§ The problem:
Begin with the first line of the material and write out each line exactly, ending with the line that contains "(0,0) rectangle (1822,916);". Pictures are not part of the copy.

-----

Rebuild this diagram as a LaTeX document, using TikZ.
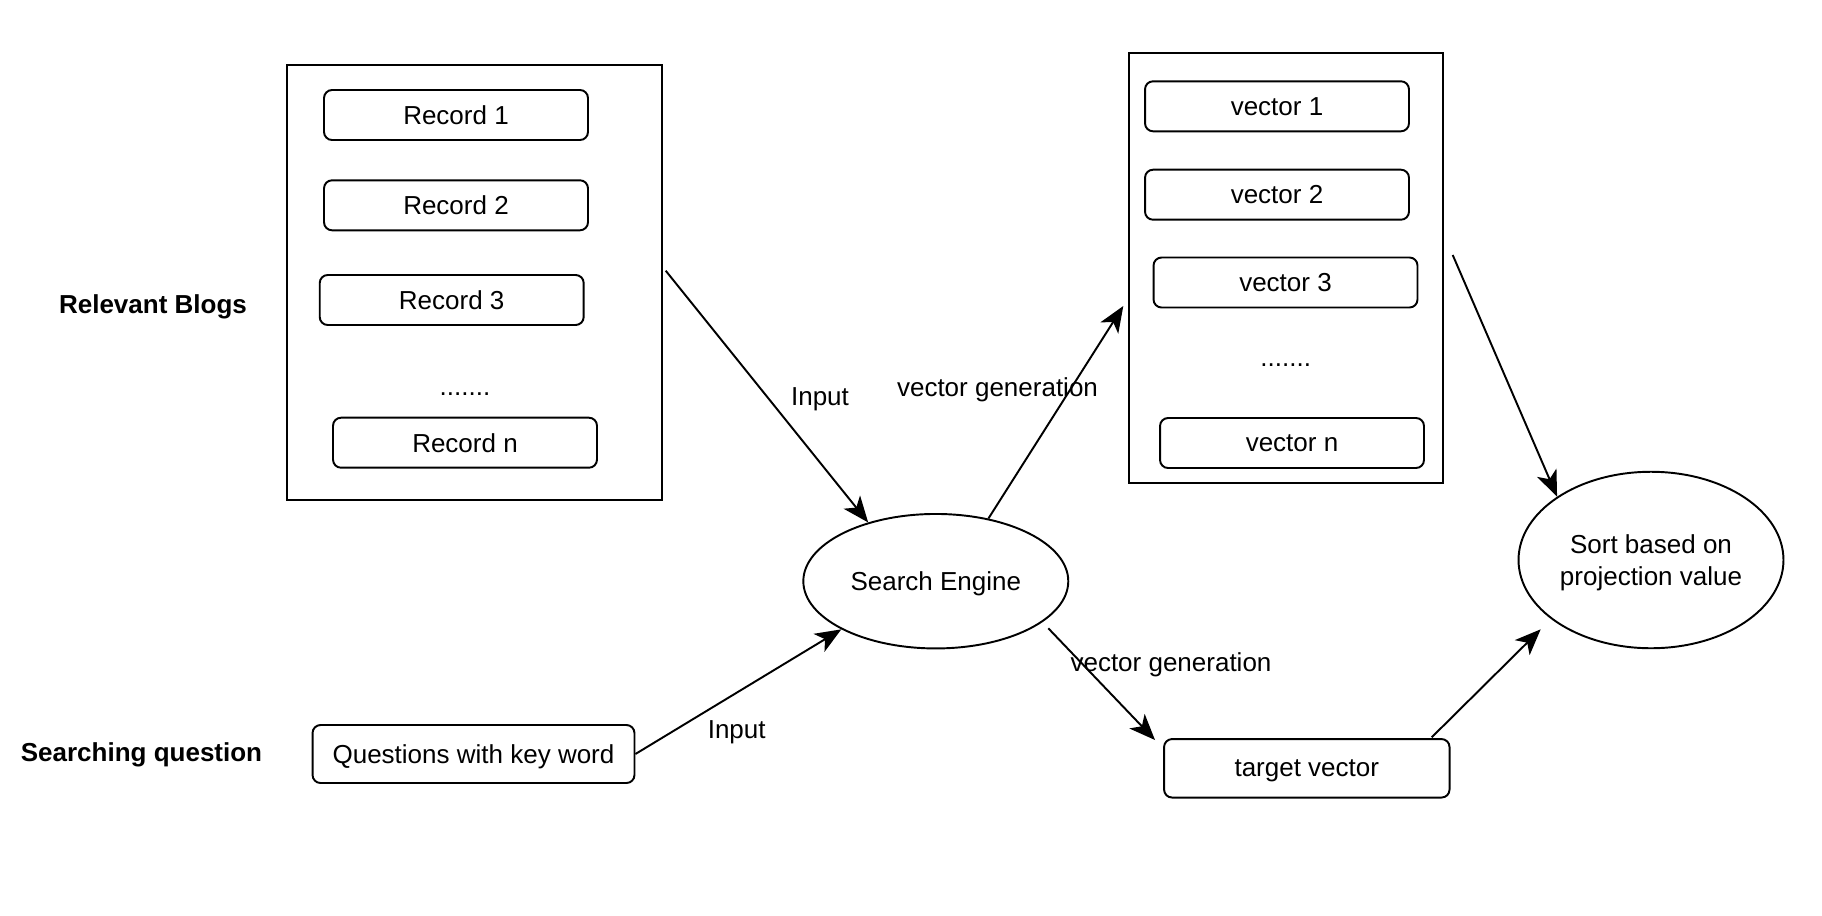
\documentclass[tikz,border=0pt]{standalone}
\usepackage{fontspec}
\setmainfont{Liberation Sans}
\usetikzlibrary{arrows.meta,shapes.geometric}

\tikzset{
    recbox/.style={draw, line width=1.1pt, rounded corners=0.16cm, minimum width=5.28cm, minimum height=1cm, inner sep=0pt, text depth=0pt},
    frame/.style={draw, line width=1.1pt, inner sep=0pt},
    oval/.style={draw, ellipse, line width=1.1pt, inner sep=0pt, minimum width=5.3cm, align=center, text depth=0pt},
    link/.style={line width=1.1pt, -{Stealth[length=0.52cm, width=0.42cm, inset=0.14cm]}},
    heading/.style={anchor=base, font=\fontsize{14.8}{18}\selectfont\bfseries},
}

\begin{document}
\begin{tikzpicture}[x=0.02cm, y=-0.02cm, font=\fontsize{14.8}{18.5}\selectfont]
        \useasboundingbox (0,0) rectangle (1822,916);

        % records
        \node[frame, minimum width=7.5cm, minimum height=8.7cm] (blogs) at (474.2,282.5) {};
        \foreach \i/\x/\y in {1/456/115, 2/456/205.3, 3/451.7/300, n/465/442.7}
            \node[recbox] (rec\i) at (\x,\y) {Record \i};
        \node[anchor=base] (recdots) at (465,395) {.......};

        % vectors
        \node[frame, minimum width=6.27cm, minimum height=8.61cm] (vecs) at (1285.9,268) {};
        \foreach \i/\x/\y in {1/1277/106.3, 2/1277/194.7, 3/1285.5/282.5, n/1292/443}
            \node[recbox] (vec\i) at (\x,\y) {vector \i};
        \node[anchor=base] (vecdots) at (1285.7,366) {.......};

        \node[heading] (blogslbl) at (153,313.3) {Relevant Blogs};
        \node[heading] (questlbl) at (141.5,761) {Searching question};

        \node[recbox, minimum width=6.44cm, minimum height=1.16cm] (quest) at (473.5,754) {Questions with key word};
        \node[oval, minimum height=2.69cm] (engine) at (935.8,581.2) {Search Engine};
        \node[recbox, minimum width=5.71cm, minimum height=1.17cm] (target) at (1306.8,768.3) {target vector};
        \node[oval, minimum height=3.53cm] (sort) at (1651,560) {Sort based on\\projection value};

        \coordinate (blogsout) at (665.7,270.7);
        \coordinate (vecin) at (1123.3,306);
        \coordinate (engout) at (1048.3,628.3);
        \coordinate (targetin) at (1155,740);
        \coordinate (vecsout) at (1452.7,255);
        \coordinate (targetout) at (1431.7,737.3);
        \coordinate (sortin) at (1540.7,629.3);

        \draw[link] (blogsout) -- (engine.139);
        \node (inlbl1) at (820,399.2) {Input};
        \draw[link] (quest.east) -- (engine.207);
        \node (inlbl2) at (736.7,731.8) {Input};
        \draw[link] (engine.50) -- (vecin);
        \node (genlbl1) at (997.5,389.5) {vector generation};
        \draw[link] (engout) -- (targetin);
        \node (genlbl2) at (1171,664.5) {vector generation};
        \draw[link] (vecsout) -- (sort.146);
        \draw[link] (targetout) -- (sortin);
    \end{tikzpicture}
\end{document}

-----

§ Written solution:
Rebuild this diagram as a LaTeX document, using TikZ.
\documentclass[tikz,border=0pt]{standalone}
\usepackage{fontspec}
\setmainfont{Liberation Sans}
\usetikzlibrary{arrows.meta,shapes.geometric}

\tikzset{
    recbox/.style={draw, line width=1.1pt, rounded corners=0.16cm, minimum width=5.28cm, minimum height=1cm, inner sep=0pt, text depth=0pt},
    frame/.style={draw, line width=1.1pt, inner sep=0pt},
    oval/.style={draw, ellipse, line width=1.1pt, inner sep=0pt, minimum width=5.3cm, align=center, text depth=0pt},
    link/.style={line width=1.1pt, -{Stealth[length=0.52cm, width=0.42cm, inset=0.14cm]}},
    heading/.style={anchor=base, font=\fontsize{14.8}{18}\selectfont\bfseries},
}

\begin{document}
\begin{tikzpicture}[x=0.02cm, y=-0.02cm, font=\fontsize{14.8}{18.5}\selectfont]
        \useasboundingbox (0,0) rectangle (1822,916);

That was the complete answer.